§ **Exercise description**: Copy out each line exactly; pictures stay out of the copy.
>> Start Provided data
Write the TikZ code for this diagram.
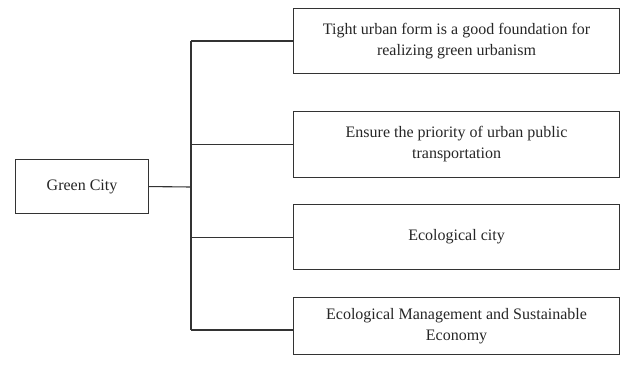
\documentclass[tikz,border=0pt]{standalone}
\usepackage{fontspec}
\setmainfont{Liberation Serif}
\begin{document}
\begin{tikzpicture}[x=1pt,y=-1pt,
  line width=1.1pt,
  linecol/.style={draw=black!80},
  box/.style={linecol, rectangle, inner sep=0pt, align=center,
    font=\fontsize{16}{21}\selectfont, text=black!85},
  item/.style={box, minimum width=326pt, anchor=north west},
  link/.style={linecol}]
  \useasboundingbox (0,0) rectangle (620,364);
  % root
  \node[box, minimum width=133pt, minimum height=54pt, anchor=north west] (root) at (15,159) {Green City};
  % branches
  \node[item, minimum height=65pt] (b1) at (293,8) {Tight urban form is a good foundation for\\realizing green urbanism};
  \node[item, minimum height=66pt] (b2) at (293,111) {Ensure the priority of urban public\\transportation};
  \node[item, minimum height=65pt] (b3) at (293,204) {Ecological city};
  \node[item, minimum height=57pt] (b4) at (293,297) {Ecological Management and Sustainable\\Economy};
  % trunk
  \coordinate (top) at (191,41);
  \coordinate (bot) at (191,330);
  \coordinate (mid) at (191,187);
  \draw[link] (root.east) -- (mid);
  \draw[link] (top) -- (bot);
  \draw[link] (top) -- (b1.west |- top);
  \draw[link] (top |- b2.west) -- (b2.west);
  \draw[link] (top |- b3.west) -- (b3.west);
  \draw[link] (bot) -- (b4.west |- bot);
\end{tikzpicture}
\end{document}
>> End Provided data
§ **Output of the task**:
Write the TikZ code for this diagram.
\documentclass[tikz,border=0pt]{standalone}
\usepackage{fontspec}
\setmainfont{Liberation Serif}
\begin{document}
\begin{tikzpicture}[x=1pt,y=-1pt,
  line width=1.1pt,
  linecol/.style={draw=black!80},
  box/.style={linecol, rectangle, inner sep=0pt, align=center,
    font=\fontsize{16}{21}\selectfont, text=black!85},
  item/.style={box, minimum width=326pt, anchor=north west},
  link/.style={linecol}]
  \useasboundingbox (0,0) rectangle (620,364);
  % root
  \node[box, minimum width=133pt, minimum height=54pt, anchor=north west] (root) at (15,159) {Green City};
  % branches
  \node[item, minimum height=65pt] (b1) at (293,8) {Tight urban form is a good foundation for\\realizing green urbanism};
  \node[item, minimum height=66pt] (b2) at (293,111) {Ensure the priority of urban public\\transportation};
  \node[item, minimum height=65pt] (b3) at (293,204) {Ecological city};
  \node[item, minimum height=57pt] (b4) at (293,297) {Ecological Management and Sustainable\\Economy};
  % trunk
  \coordinate (top) at (191,41);
  \coordinate (bot) at (191,330);
  \coordinate (mid) at (191,187);
  \draw[link] (root.east) -- (mid);
  \draw[link] (top) -- (bot);
  \draw[link] (top) -- (b1.west |- top);
  \draw[link] (top |- b2.west) -- (b2.west);
  \draw[link] (top |- b3.west) -- (b3.west);
  \draw[link] (bot) -- (b4.west |- bot);
\end{tikzpicture}
\end{document}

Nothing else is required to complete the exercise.